I was highly impressed by the number of associations set up to welcome new immigrants. From the YMCA/YWCA and the Salvation Army to an array of organizations representing every ethnic and religious group you could think of. These groups took care of their own. Assimilation was not immediate; the first people you met in your new country were people who spoke your language and believed the things you believed. Yet there's no question that the immigrants loved America. How could they not, considering what they left to be here?

It was probably inevitable that Ellis Island be shut down at some point. Transportation has changed in the modern world--there's no reason to received everyone by boat on an island. Yet the real reason the center shut down when it did is that the laws become more restrictive. After World War I, America stopped welcoming newcomers. This seems to have been because of a confluence of economic protectionism together with anti-foreign bias that was aggravated by the Great War and the rise of communism in Russia.
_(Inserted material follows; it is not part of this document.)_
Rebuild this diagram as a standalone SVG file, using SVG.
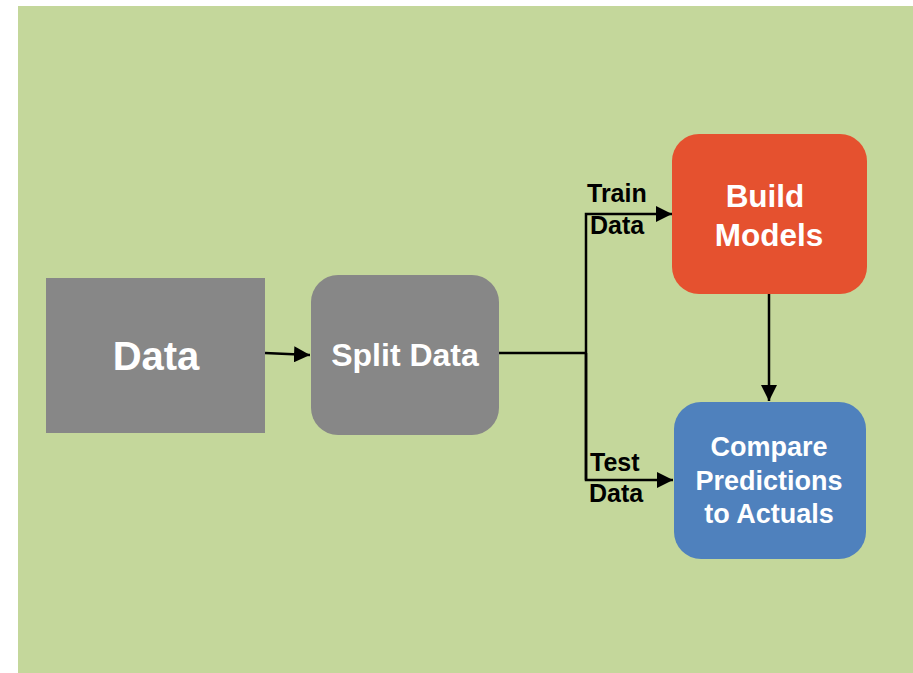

The 1920s may have been roaring, but they were not welcoming, and things only became worse shortly after. After 1924 Ellis Island went from processing new arrivals to detaining and deporting illegal immigrants. It finally closed in 1954, falling into disrepair.

I am glad to see the restorations they have done since the 1980s. It truly was a magnificent building, and, as they emphasized on the tour, this was not for kings but for the people--the rabble--who came here looking for a better life. It really makes my heart ache when I think of the difference between then and now. If I remember correctly, 40% of Americans can trace their ancestry back to someone who immigrated at Ellis Island. What would we be today if not for this amazing place? How can Americans despise their own history in accepting today's agonizingly restrictive immigration system?

I suppose history is full of such contradictions.